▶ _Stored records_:
++++++++

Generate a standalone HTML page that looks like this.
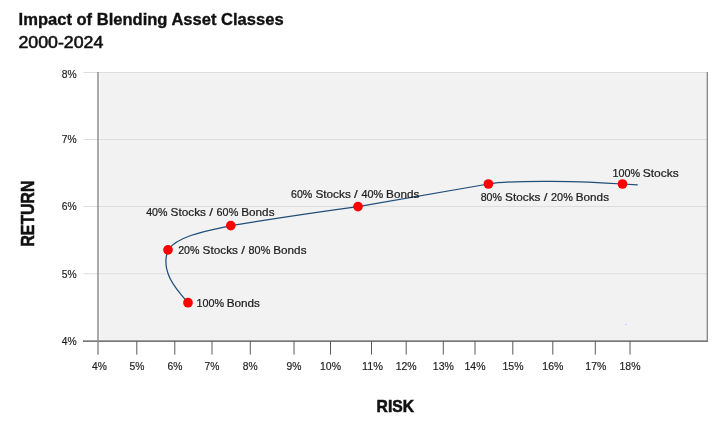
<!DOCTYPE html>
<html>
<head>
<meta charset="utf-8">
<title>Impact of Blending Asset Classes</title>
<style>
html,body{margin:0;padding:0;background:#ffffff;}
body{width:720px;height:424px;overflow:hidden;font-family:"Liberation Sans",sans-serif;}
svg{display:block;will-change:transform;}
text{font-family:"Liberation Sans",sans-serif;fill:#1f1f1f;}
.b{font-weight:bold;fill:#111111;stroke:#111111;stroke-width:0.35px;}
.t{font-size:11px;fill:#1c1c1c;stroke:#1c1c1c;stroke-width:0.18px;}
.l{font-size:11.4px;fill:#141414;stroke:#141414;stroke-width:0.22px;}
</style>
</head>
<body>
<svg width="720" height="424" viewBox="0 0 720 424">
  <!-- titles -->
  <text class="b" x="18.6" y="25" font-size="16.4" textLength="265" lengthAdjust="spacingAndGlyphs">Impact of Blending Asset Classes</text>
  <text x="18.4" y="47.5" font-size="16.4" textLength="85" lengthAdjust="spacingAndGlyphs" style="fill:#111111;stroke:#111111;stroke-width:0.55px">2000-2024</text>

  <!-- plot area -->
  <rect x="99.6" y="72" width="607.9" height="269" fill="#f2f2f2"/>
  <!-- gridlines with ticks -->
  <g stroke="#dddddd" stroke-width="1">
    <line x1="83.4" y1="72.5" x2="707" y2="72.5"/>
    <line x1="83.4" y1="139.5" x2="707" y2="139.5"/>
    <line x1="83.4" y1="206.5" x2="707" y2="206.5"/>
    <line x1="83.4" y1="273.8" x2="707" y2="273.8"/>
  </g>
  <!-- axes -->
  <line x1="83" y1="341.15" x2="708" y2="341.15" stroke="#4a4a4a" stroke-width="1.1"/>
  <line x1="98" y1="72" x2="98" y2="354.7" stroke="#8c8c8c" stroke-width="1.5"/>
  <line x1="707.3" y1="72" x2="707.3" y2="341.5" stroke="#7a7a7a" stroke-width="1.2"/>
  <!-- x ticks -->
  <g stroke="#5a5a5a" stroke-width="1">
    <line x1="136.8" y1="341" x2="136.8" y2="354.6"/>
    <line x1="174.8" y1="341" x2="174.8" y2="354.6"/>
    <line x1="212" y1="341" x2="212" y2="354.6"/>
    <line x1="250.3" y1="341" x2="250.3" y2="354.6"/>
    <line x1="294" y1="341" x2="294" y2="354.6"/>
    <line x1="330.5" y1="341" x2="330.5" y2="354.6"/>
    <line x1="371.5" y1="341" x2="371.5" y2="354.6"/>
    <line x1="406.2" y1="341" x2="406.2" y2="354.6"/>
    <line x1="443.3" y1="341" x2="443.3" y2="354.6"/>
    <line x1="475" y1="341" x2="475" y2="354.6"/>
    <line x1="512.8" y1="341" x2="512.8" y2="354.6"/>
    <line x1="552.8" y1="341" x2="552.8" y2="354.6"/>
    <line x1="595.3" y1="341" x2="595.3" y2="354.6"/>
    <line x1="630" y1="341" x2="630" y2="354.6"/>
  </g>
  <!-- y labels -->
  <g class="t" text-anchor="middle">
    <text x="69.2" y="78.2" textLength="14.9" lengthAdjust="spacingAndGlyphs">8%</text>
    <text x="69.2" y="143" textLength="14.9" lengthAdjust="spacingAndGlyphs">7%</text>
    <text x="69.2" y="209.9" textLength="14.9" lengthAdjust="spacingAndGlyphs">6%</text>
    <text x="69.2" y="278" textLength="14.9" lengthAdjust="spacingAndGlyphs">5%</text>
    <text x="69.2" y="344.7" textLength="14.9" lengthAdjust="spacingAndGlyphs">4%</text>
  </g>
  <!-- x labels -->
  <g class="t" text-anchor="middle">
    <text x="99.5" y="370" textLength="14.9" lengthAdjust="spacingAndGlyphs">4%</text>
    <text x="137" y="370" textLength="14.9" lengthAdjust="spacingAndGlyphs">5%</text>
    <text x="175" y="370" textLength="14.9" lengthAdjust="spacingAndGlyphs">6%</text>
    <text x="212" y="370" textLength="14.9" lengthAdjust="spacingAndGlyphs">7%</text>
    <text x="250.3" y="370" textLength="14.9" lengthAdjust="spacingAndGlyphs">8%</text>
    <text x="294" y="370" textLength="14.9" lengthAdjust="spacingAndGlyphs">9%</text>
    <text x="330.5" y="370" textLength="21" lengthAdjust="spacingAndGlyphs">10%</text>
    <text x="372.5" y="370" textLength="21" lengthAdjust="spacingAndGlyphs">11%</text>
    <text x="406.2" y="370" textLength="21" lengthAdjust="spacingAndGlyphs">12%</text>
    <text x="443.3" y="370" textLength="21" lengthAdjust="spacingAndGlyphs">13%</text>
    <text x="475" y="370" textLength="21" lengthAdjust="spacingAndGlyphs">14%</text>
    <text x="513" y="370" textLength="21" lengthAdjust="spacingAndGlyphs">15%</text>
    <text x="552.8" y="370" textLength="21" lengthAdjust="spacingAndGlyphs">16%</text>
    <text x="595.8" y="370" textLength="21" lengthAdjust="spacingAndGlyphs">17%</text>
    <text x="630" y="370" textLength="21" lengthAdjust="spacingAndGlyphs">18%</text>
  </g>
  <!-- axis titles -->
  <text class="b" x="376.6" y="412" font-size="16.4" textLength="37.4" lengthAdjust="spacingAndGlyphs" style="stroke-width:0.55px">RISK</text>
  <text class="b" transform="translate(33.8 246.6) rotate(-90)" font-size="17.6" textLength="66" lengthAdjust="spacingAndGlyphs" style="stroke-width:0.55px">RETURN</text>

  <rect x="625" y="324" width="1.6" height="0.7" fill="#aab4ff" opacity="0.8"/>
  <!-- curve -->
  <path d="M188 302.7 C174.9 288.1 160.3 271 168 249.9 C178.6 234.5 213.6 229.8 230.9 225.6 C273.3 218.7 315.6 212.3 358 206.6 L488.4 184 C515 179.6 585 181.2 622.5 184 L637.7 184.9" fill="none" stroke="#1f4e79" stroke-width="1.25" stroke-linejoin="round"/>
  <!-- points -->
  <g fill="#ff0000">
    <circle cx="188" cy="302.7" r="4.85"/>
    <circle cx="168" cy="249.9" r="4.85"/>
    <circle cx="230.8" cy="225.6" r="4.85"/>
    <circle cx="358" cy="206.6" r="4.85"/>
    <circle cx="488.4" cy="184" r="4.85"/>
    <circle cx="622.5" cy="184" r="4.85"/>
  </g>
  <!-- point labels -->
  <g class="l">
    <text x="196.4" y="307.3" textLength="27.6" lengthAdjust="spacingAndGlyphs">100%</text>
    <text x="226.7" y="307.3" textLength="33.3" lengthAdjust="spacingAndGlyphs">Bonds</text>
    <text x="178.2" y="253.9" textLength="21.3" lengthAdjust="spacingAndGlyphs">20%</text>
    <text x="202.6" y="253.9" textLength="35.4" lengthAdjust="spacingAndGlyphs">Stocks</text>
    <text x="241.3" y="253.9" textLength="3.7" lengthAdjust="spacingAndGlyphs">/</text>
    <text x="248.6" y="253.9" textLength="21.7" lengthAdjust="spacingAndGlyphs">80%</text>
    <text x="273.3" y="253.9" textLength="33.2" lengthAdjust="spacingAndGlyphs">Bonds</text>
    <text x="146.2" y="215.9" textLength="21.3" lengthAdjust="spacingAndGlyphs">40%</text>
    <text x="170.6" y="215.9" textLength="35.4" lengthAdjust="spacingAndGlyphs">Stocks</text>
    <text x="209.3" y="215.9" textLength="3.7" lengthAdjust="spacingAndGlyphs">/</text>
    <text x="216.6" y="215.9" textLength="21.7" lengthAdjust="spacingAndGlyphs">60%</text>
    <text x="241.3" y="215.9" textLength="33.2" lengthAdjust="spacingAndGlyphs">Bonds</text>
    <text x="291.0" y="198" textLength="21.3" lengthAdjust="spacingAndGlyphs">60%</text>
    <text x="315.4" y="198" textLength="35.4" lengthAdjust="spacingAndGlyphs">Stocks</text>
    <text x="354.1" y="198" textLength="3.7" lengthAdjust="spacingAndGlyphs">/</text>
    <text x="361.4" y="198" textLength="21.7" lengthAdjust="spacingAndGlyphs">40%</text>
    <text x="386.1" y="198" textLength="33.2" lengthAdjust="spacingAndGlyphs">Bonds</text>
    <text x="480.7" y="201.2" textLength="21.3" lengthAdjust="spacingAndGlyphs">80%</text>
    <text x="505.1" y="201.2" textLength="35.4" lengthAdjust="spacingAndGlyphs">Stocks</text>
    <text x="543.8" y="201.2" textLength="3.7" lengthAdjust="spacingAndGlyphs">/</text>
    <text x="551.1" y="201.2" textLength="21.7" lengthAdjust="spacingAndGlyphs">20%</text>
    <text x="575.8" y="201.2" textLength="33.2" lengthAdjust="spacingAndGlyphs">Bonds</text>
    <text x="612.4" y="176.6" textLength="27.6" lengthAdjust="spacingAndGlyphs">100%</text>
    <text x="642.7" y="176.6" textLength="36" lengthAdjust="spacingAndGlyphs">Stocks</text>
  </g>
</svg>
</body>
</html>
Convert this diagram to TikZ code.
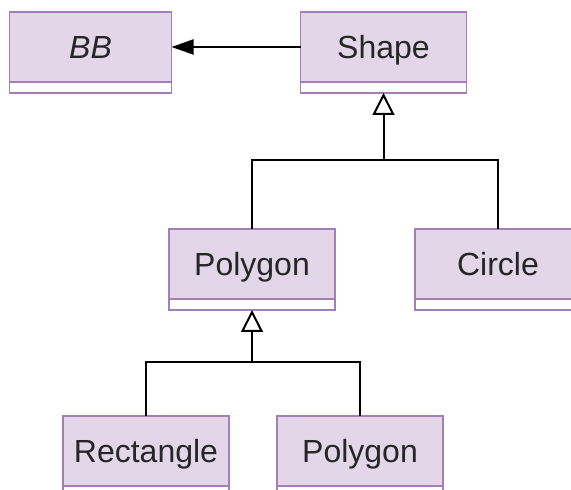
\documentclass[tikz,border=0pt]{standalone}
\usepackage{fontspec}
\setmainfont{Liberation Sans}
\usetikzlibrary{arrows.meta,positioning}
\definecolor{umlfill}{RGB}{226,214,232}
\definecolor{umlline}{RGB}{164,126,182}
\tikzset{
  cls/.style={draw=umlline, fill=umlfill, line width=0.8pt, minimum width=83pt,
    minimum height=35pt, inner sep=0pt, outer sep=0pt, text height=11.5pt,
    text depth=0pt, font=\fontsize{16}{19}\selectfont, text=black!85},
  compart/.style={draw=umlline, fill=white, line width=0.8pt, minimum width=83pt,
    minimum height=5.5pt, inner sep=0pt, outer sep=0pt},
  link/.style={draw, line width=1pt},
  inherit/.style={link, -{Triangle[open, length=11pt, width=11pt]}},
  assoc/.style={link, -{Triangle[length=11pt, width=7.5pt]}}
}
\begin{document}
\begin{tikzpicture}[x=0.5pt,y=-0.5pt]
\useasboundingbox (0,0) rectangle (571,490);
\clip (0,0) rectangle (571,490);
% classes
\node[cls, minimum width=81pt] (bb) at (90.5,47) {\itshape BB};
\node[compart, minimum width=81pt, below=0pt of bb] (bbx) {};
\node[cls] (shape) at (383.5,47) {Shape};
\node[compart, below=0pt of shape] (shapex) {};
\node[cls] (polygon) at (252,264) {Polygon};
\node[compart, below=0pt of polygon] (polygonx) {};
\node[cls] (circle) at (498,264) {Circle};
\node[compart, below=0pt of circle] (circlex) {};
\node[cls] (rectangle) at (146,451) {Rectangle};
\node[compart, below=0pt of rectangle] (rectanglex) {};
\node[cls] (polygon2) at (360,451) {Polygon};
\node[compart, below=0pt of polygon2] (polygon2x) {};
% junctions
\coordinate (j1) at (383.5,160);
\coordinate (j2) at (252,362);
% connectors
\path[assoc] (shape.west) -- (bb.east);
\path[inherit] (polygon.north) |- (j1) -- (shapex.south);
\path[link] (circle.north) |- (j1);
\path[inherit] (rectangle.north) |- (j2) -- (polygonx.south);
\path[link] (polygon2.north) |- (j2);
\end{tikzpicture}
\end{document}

++++++++

▶ _REQUEST_:
Write only the number of lines in the records that include the word "standalone".

▶ _PROBLEM SOLUTION_:
2